You might mistake it as naive arrogance, but his youthful confidence is what it takes to battle the design Goliath.
How did the collaboration idea start? Field tells me “I grew up online. I started using productivity tools when Google Docs came out almost 10 years ago.” That would be when Field was just a teenager “I was such a huge fan and used it for all my school projects”. He dreamed of a similar tool for interface design while interning at Flipboard and LinkedIn. Then at Brown University Field met the guy who could build it, WebGL prodigy Evan Wallace, who’d engineered at Pixar and Microsoft. Together, two started Figma, as in, figment of your imagination made real.
The two knew building something that could stand up against Adobe’s products would be no light endeavor. “That’s why it took so long. We started this over 3 years ago” but it’s only coming into the light today. Until now, the only clue to Figma’s purpose was a financial filing hinting at photo editing.
The core of Figma is a browser-based Photoshop, but that sacrifices breadth of use for depth in interaction design. Every change to a product is saved automatically to the cloud for collaboration, and version control lets users rewind a project to previous states. It eliminates the need to constantly email or Dropbox files.
One special feature is a comments sidebar so teams can communicate about edit suggestions and feedback right within the product, though Figma also jacks into Slack. A constraints tool makes it easy to build for different screen sizes, and device previews let you instantly see how an interface would look on an iPhone 6, iPad Pro, or other gadget.
Right now you can share brand color sets so everyone on the team knows what to design with, but Figma is planning shared asset libraries too. Eventually it hopes to build its truly killer feature — real-time simultaneous design editing, with two mice going at it.
Field tells me the company conducted extensive research studies on designers. “We did tests where we’d ask them to complete a task in Figma and complete it in other tools.” He admits that when you put your app up against the industry standard, “you quickly realize where your product falls down.”

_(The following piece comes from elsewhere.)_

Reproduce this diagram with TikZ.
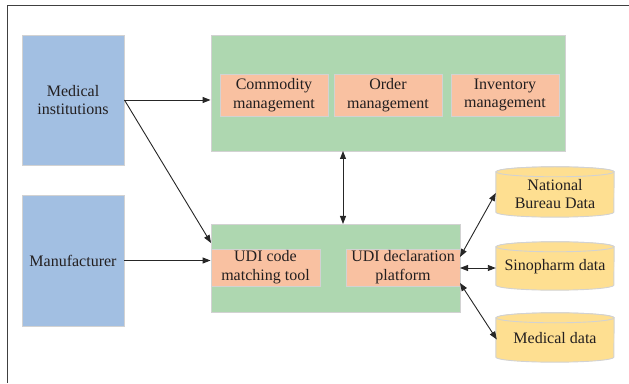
\documentclass[tikz,border=0pt]{standalone}
\usepackage{fontspec}
\setmainfont{Liberation Serif}
\usetikzlibrary{arrows.meta,calc}
\definecolor{bluebox}{HTML}{A2BFE2}
\definecolor{greenbox}{HTML}{AED7B0}
\definecolor{orangebox}{HTML}{F9C1A1}
\definecolor{yellowbox}{HTML}{FEDF91}
\definecolor{edgegray}{HTML}{D2D2D2}
\definecolor{txt}{HTML}{231F20}
\tikzset{
  base/.style={draw=edgegray, line width=0.9pt, inner sep=0pt, align=center, text=txt,
    font=\fontsize{16}{18.8}\selectfont},
  bluebx/.style={base, fill=bluebox},
  greenbx/.style={base, fill=greenbox},
  orangebx/.style={base, fill=orangebox},
  cylnode/.style={inner sep=0pt, align=center, text=txt, font=\fontsize{16}{18.8}\selectfont,
    minimum width=118pt},
  cyl/.style={draw=edgegray, line width=0.9pt, fill=yellowbox},
  arr/.style={draw=black!85, line width=0.9pt, -{Triangle[length=8pt,width=6pt]}},
  darr/.style={draw=black!85, line width=0.9pt, {Triangle[length=8pt,width=6pt]}-{Triangle[length=8pt,width=6pt]}},
}
\newcommand{\mycyl}[1]{%
  \path[cyl] ($(#1.north west)+(0,-5)$) -- ($(#1.south west)+(0,5)$)
    arc[start angle=180,end angle=360,x radius=59pt,y radius=5pt]
    -- ($(#1.north east)+(0,-5)$)
    arc[start angle=0,end angle=180,x radius=59pt,y radius=5pt] -- cycle;
  \path[cyl] ($(#1.north)+(0,-5)$) ellipse[x radius=59pt,y radius=5pt];}
\begin{document}
\begin{tikzpicture}[x=1pt,y=1pt]
\useasboundingbox (0,0) rectangle (629,383);
\draw[line width=1pt, black!75] (629,377) -- (7,377) -- (7,0);

\node[bluebx, minimum width=102pt, minimum height=130pt] (medinst) at (73,283) {Medical\\institutions};
\node[bluebx, minimum width=102pt, minimum height=131pt] (manuf) at (73,122.5) {Manufacturer};

\node[greenbx, minimum width=354pt, minimum height=116pt] (topg) at (388,290) {};
\node[orangebx, minimum width=108pt, minimum height=42pt] (comm) at (274,288) {Commodity\\management};
\node[orangebx, minimum width=108pt, minimum height=42pt] (order) at (388,288) {Order\\management};
\node[orangebx, minimum width=108pt, minimum height=42pt] (inv) at (505,288) {Inventory\\management};

\node[greenbx, minimum width=249pt, minimum height=88pt] (botg) at (335.5,115) {};
\node[orangebx, minimum width=109pt, minimum height=37pt] (udicode) at (265.5,115.5) {UDI code\\matching tool};
\node[orangebx, minimum width=114pt, minimum height=37pt] (udidecl) at (403,115.5) {UDI declaration\\platform};

\node[cylnode, minimum height=50pt] (nat) at (555,191) {};
\node[cylnode, minimum height=48pt] (sino) at (555,117) {};
\node[cylnode, minimum height=49pt] (medd) at (555,45.5) {};
\mycyl{nat}\mycyl{sino}\mycyl{medd}
\node[cylnode] (natt) at (555,189) {National\\Bureau Data};
\node[cylnode] (sinot) at (555,116) {Sinopharm data};
\node[cylnode] (meddt) at (555,45) {Medical data};

\coordinate (bgin) at (211,140);
\coordinate (vtop) at (343,232);
\coordinate (vbot) at (343,159);
\draw[arr] (medinst.east) -- (medinst.east -| topg.west);
\draw[arr] (medinst.east) -- (bgin);
\draw[arr] (manuf.east) -- (manuf.east -| botg.west);
\draw[darr] (vtop) -- (vbot);
\coordinate (d1) at (460,126);
\coordinate (d2) at (460,115);
\coordinate (d3) at (460,100);
\draw[darr] (d1) -- ($(nat.west)+(0,-1)$);
\draw[darr] (d2) -- (d2 -| sino.west);
\draw[darr] (d3) -- ($(medd.west)+(1,-2)$);
\end{tikzpicture}
\end{document}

That’s why Figma is concentrating solely on interaction design, not every other type of creative output. “We’re not trying to tackle everything Adobe is doing”. That’s smart. Just grappling for UI creation will be very tough. Designers are a persnickety set who may be stubborn about changing their workflows.
The 15-employee company will be aggressively hiring with its $18 million in total funding from Greylock, Index, OATV, ICONIQ, LinkedIn CEO Jeff Weiner, White House Chief Data Scientist DJ Patil, Wealthfront CEO Adam Nash, and former Head of Design at Dropbox Soleio Cuervo.
To pay that back, it’s planning a monthly subscription SAAS model, though Field hasn’t decided if Figma will charge per seat or a flat rate for teams. For now, though, teams can sign up for the free Preview Program.
Figma isn’t the only startup eying the shift of design from an after-thought to a process that permeates every part of product development. There’s hardcore desktop design software like Sketch. For collaboration, there’s also startups like Wake’s super lightweight tool that lets designers quickly share design prototypes and ideas, and tools for bridging designers and developers like Y Combinator’s Zeplin.
But Figma is going big, battling Adobe head on rather than nipping at its heels. It’s a quest worth pouring one’s energy into, Field concludes. He says Figma’s mission is “to eliminate the gap between imagination and reality. We can make tools that allow people to express themselves and get ideas out of their heads. I can’t think of anything more exciting to with my life.”